The film drama Detroit by Academy Award-winning filmmaker Bigelow is based on the riots that tore apart the city of Detroit in 1967. “These riots, this was anger that was building and it was on a collision course in 1967,” the filmmaker said.

Major American cities such as Detroit became the battleground for discontented African-Americans facing unemployment and racial discrimination in housing and education. In her film, Bigelow focuses on a chain of events one night during the riots when a group of innocent African-Americans were caught up in the violence and beaten by police. 

Trying to escape the riots, a group of Motown singers seek refuge in the low-budget Algiers hotel downtown, but tensions follow them there. An African-American hotel resident points a toy gun at another, trying to make the point that a white society always points the proverbial gun at African-Americans. Police forces on the ground take the popping sound of the fake gun coming from the hotel as a potential sniper attack. They open fire at the hotel and then raid it.

Will Poulter portrays racist officer Krauss, a composite of police officers, who intimidates and brutalizes the youth in the hotel, to recover what he thought was a real gun. Three young men are killed, and police detectives arrest an African-American security guard in an effort to pin the crime on him. John Boyega plays real-life security guard Melvin Dismukes, who witnessed the events at the hotel and tried to intervene to diffuse the situation.

“He was an unspoken guardian angel to those boys that were there,” Boyega said.

An Oscar-worthy film, Detroit combines a cinéma vérité approach with taut drama. Weaving historic footage into dramatic sequences, the film immerses the audience into the riots as the pivotal moment of racial injustice and repression.

“My hope is that the film could maybe stimulate greater conversation,” Bigelow said.

Suburbicon

Tensions in white American suburbs of the 1950s are explored in Clooney’s dark satire Suburbicon. Like Bigelow, Clooney uses real-life racial tensions as a counterpoint to his murder mystery. He places his story in Suburbicon, a town modeled on the first all-white suburb of Levittown, Pennsylvania. 

A corrupt middle-management executive, played by Matt Damon, commits murder, fraud and adultery while the largely oblivious community turns its attention and indignation against the Myers family, the first African-American family to move there. Clooney said the movie was made before President Donald Trump was elected and racial tensions became a higher profile issue in American political life.

“It was in the middle of the campaign, and it seemed it was fun to talk about it and remind people that these are not new subjects — we continue to have these for the history of this country,” he said.

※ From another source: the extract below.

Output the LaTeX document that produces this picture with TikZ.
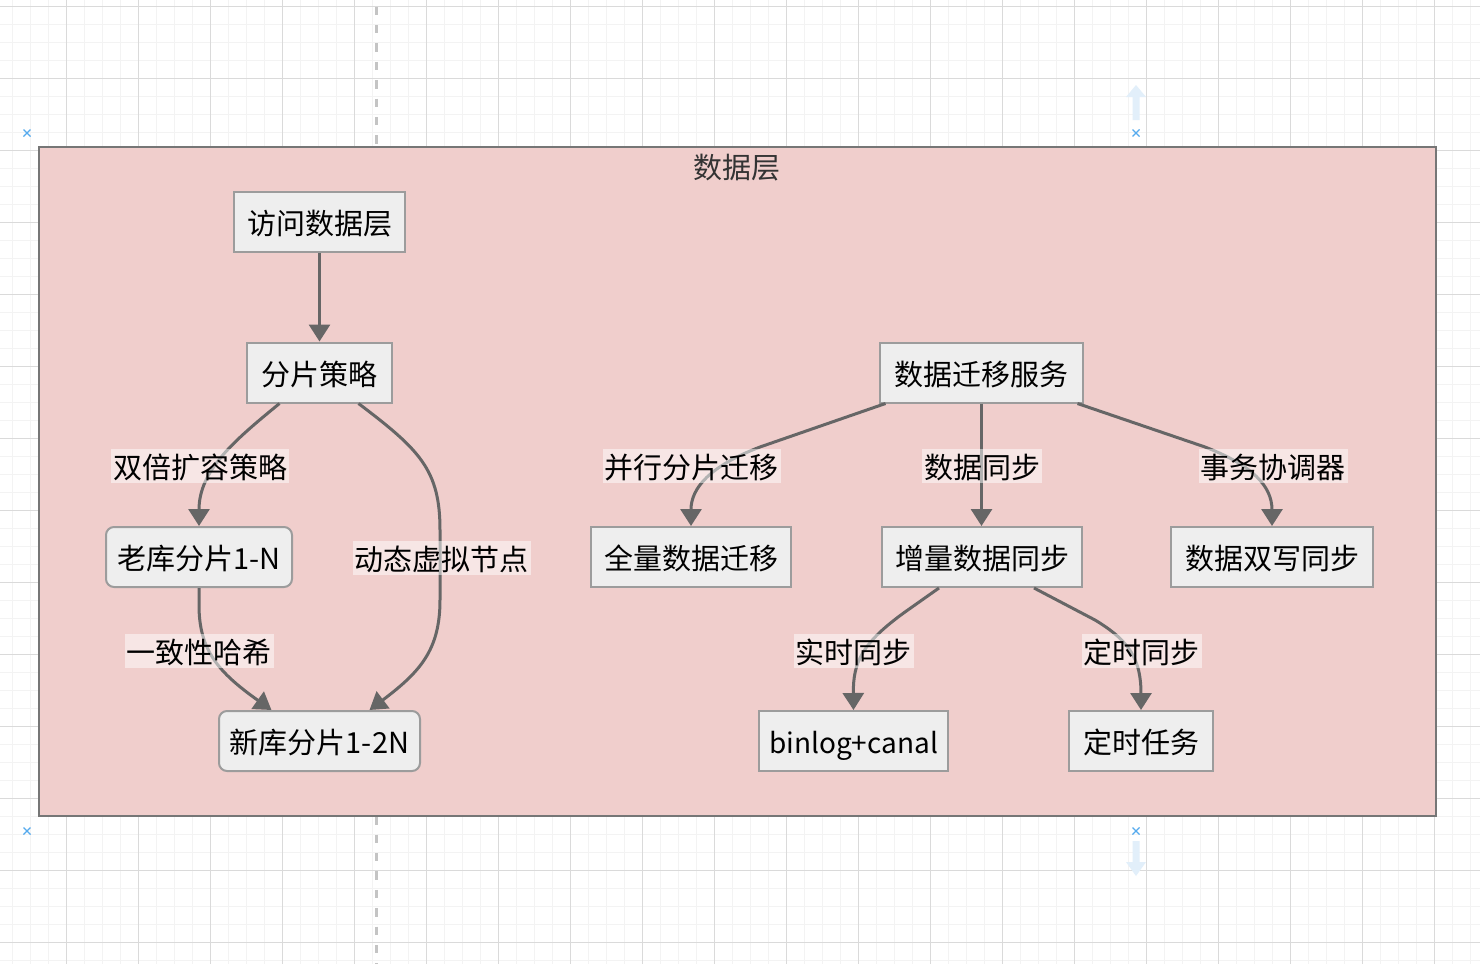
\documentclass[tikz,border=0pt]{standalone}
\usepackage{fontspec}
\setmainfont{Noto Sans CJK SC}
\usetikzlibrary{arrows.meta,calc}
\definecolor{gridminor}{HTML}{F3F3F3}
\definecolor{gridmajor}{HTML}{DADADA}
\definecolor{guide}{HTML}{C4C4C4}
\definecolor{cfill}{HTML}{F0CECC}
\definecolor{cborder}{HTML}{767676}
\definecolor{nfill}{HTML}{EEEEEE}
\definecolor{nborder}{HTML}{9C9C9C}
\definecolor{edgecol}{HTML}{666666}
\definecolor{markblue}{HTML}{55AAEE}
\definecolor{faintblue}{HTML}{E2EFFA}
\definecolor{titlecol}{HTML}{333333}
\tikzset{
  minorline/.style={draw=gridminor, line width=0.5pt},
  majorline/.style={draw=gridmajor, line width=0.5pt},
  box/.style={draw=nborder, line width=1pt, fill=nfill, minimum height=30pt, inner sep=0pt,
    font=\fontsize{14.5pt}{16pt}\selectfont, text=black, text height=13.5pt, text depth=1pt},
  rbox/.style={box, rounded corners=4pt},
  edge/.style={draw=edgecol, line width=1.5pt, -{Triangle[length=8.5pt,width=10.5pt]}},
  lbl/.style={fill=white, fill opacity=0.5, text opacity=1, inner xsep=1pt, inner ysep=1.25pt,
    font=\fontsize{14.5pt}{16pt}\selectfont, text=black, text height=13.5pt, text depth=1pt},
  xmark/.style={draw=markblue, line width=0.6pt},
  faint/.style={fill=faintblue, draw=none}
}
\begin{document}
\begin{tikzpicture}[x=0.5pt,y=-0.5pt]
\useasboundingbox (0,0) rectangle (1480,964);
\fill[white] (0,0) rectangle (1480,964);
% grid
\foreach \i in {0,...,81} { \draw[minorline] ({12.3+18*\i},0) -- ({12.3+18*\i},964); }
\foreach \i in {0,...,53} { \draw[minorline] (0,{6.3+18*\i}) -- (1480,{6.3+18*\i}); }
\foreach \i in {0,...,19} { \draw[majorline] ({66.3+72*\i},0) -- ({66.3+72*\i},964); }
\foreach \i in {0,...,13} { \draw[majorline] (0,{6.3+72*\i}) -- (1480,{6.3+72*\i}); }
% guide line
\draw[guide, line width=1.5pt, dash pattern=on 4.2pt off 5pt, dash phase=-3.3pt] (376,0) -- (376,964);
% marks
\foreach \p in {(27,133),(1136,133),(27,831),(1136,831)} {
  \draw[xmark] \p ++(-3.5,-3.5) -- ++(7,7) \p ++(-3.5,3.5) -- ++(7,-7);
}
\fill[faint] (1132.5,120) -- (1132.5,97) -- (1126,97) -- (1136,85) -- (1146,97) -- (1139.5,97) -- (1139.5,120) -- cycle;
\fill[faint] (1132.5,841) -- (1132.5,862) -- (1126,862) -- (1136,876) -- (1146,862) -- (1139.5,862) -- (1139.5,841) -- cycle;
% container
\node[draw=cborder, line width=1pt, fill=cfill, minimum width=698.5pt, minimum height=334.5pt, inner sep=0pt] (layer) at (737.5,481.5) {};
\node[font=\fontsize{14.5pt}{16pt}\selectfont, text=titlecol, text height=13.5pt, text depth=1pt] (title) at (737,166) {数据层};
% nodes
\node[box, minimum width=85.5pt] (a) at (319.5,222) {访问数据层};
\node[box, minimum width=72.5pt] (b) at (319.5,372.5) {分片策略};
\node[rbox, minimum width=93pt] (c) at (199,557) {老库分片1-N};
\node[rbox, minimum width=100.5pt] (d) at (319.5,741) {新库分片1-2N};
\node[box, minimum width=101.5pt] (e) at (981.5,372.5) {数据迁移服务};
\node[box, minimum width=100pt] (f) at (691,557) {全量数据迁移};
\node[box, minimum width=100pt] (g) at (982,557) {增量数据同步};
\node[box, minimum width=101pt] (h) at (1272,557) {数据双写同步};
\node[box, minimum width=94.5pt, font=\fontsize{14pt}{16pt}\selectfont] (i) at (853.5,741) {binlog+canal};
\node[box, minimum width=72pt] (j) at (1141,741) {定时任务};
% edges
\draw[edge] (a) -- (b);
\draw[edge] ($(b.south)+(-40,0)$) .. controls (235,440) and (199,470) .. (c.north);
\draw[edge] ($(b.south)+(39,0)$) .. controls (420,450) and (440,470) .. (440,530) -- (440,600)
  .. controls (440,650) and (420,672) .. ($(d.north)+(50,0)$);
\draw[edge] (c.south) -- (199,605) .. controls (199,650) and (218,672) .. ($(d.north)+(-48,0)$);
\draw[edge] ($(e.south)+(-96,0)$) -- (760,447) .. controls (710,466) and (691,488) .. (f.north);
\draw[edge] (e.south) -- (e.south |- g.north);
\draw[edge] ($(e.south)+(96,0)$) -- (1205,447) .. controls (1252,465) and (1272,486) .. (h.north);
\draw[edge] ($(g.south)+(-43,0)$) -- (905,612) .. controls (862,643) and (853,662) .. (i.north);
\draw[edge] ($(g.south)+(52,0)$) -- (1095,620) .. controls (1130,641) and (1141,660) .. (j.north);
% edge labels
\node[lbl] (l1) at (200,466) {双倍扩容策略};
\node[lbl] (l2) at (441.5,558) {动态虚拟节点};
\node[lbl] (l3) at (199,651) {一致性哈希};
\node[lbl] (l4) at (691.5,466) {并行分片迁移};
\node[lbl] (l5) at (982,466) {数据同步};
\node[lbl] (l6) at (1273,466) {事务协调器};
\node[lbl] (l7) at (853.5,651) {实时同步};
\node[lbl] (l8) at (1141.5,651) {定时同步};
\end{tikzpicture}
\end{document}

Though the film carries the satirical stamp of writers Joel and Ethan Cohen, it emerges rather disjointed in its effort to balance the irony of all-white suburbanites fearing for their security by their African-American neighbors, while their so-called respectable white neighbor gets away with murder.

Roman J. Israel Esq.

In Roman J. Israel Esq., filmmaker Gilroy crafts a character drama that targets institutionalized racism through a corrupt judicial system. The story takes place in present day Los Angeles and revolves around Roman, a socially awkward lawyer who takes on the justice system with supreme legal knowledge but no people skills.

When his boss dies, Roman, the firm’s backroom consultant for decades, is forced out of the shadows to actively represent clients in court. He comes face to face with an overburdened justice system which disproportionately affects African-Americans.

Gilroy says his story, like his character, is reminiscent of the political activism of the 1960s and ’70s.

“The story spoke to me on a very contemporary level,” he said. “There are things going on right now legally, constitutionally, nationally and internationally that the story became a focus. One of the elements of the film that I hope people take out is, feel empowered.”

Unfortunately, the film’s message gets buried under the legal jargon and Denzel Washington’s challenging performance as a loner who seems to have stepped out of the ’70s does not connect with the audience. 

Despite their hits and misses, all three films address racial tensions then and now, as well as the potential of racial reconciliation and tolerance.